Boston area home buying just got a little easier, thanks to home buyer education classes. For those receiving down payment assistance, a home buyer education course may be a requirement. Mortgage lenders may also require the course. The classes can be very informative for anyone thinking of buying a home.
Take a Boston Area Home Buying Course
While some home buyer education classes charge a fee, some are free. They are often available online. A certificate from a HUD-approved agency is needed for lenders requiring classes for borrowers.
The course provides beneficial information about the home buying and mortgage process. Subjects include personal budgeting, credit scores, finding the best mortgages, homeowners insurance, home inspections and how to select and work with a real estate agent.
A recent survey of 1,000 people revealed nearly 75% of consumers think the home buying process is complicated. Recent mortgage disclosure requirements have made it even more confusing.
Experts suggest buyers enroll in the class as soon as they decide to enter the Boston area home buying market. Do that, they say, before you select a home or a lender. The class will teach you how to shop for both.
The course can be very important to prospects with credit problems or with little or no credit. Anticipating the questions a lender may ask will empower you and better prepare you.
A first-time home buyers course will help with the following topics:
How does a credit score work? Lenders use credit scores to determine if you qualify for a loan and, if so, what the terms will be. You should know your credit score before taking the class.
Why is a home inspection needed? While most lenders don’t require a home inspection, it’s a good idea to have one to be safe. It will let you know about any needed repairs the home may have. Knowing that up front gives the buyer information that can be used in negotiating the sales price.
How to choose and work with a real estate agent? Since real estate commissions are normally paid by the seller, there is no cost for a home buyer to select and work with a real estate professional. Establish a relationship with the agent you choose and make sure he or she understands what you’re looking for in a home.
How can I save water and electricity in my new home? Because your monthly mortgage payment is just a portion of the cost of home ownership, it’s important to know how to budget for the other costs. Water, heating and cooling, trash collection and other fees will increase monthly expenses. A home owner class can provide money-saving tips.
What costs can I expect when I get ready to close the loan? In addition to the down payment you’ll have to make, you’ll also have to pay closing costs. Items like title insurance, appraisal fees, real estate taxes, homeowners insurance and other costs are your responsibility at the loan closing — unless you’ve negotiated with the home seller to pay some or all of them.
How do I shop for the best mortgage? Mortgage lending programs vary among lenders. Interview several lenders to find out what they offer and what best fits your needs. Then you can provide your financial information for them to perform the underwriting to make sure you qualify.
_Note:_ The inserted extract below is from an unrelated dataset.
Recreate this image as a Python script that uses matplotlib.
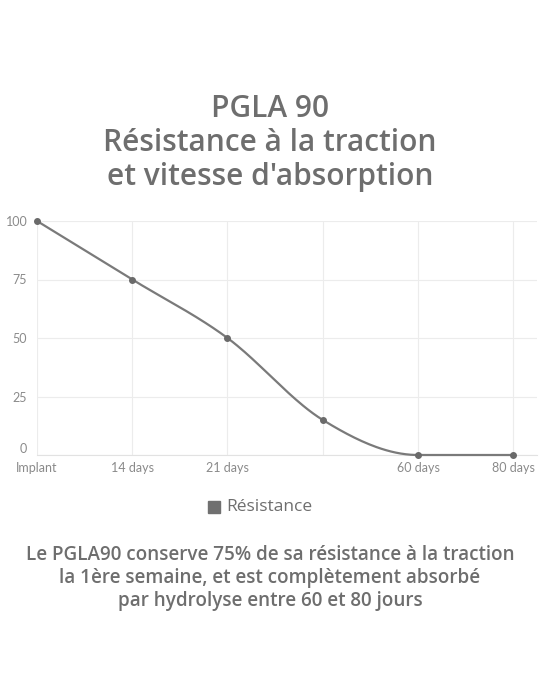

How do I obtain ownership with another person? Real estate titling varies by state. How the title is set up will determine, for example, whether the co-owner’s interest will transfer to you upon their death, or be left to surviving relatives.
Where can I find assistance with a down payment? There are programs available in some cities that offer grants or loans for down payments for first-time buyers. The class may assist in helping you find those programs as you enter the Boston area home buying arena.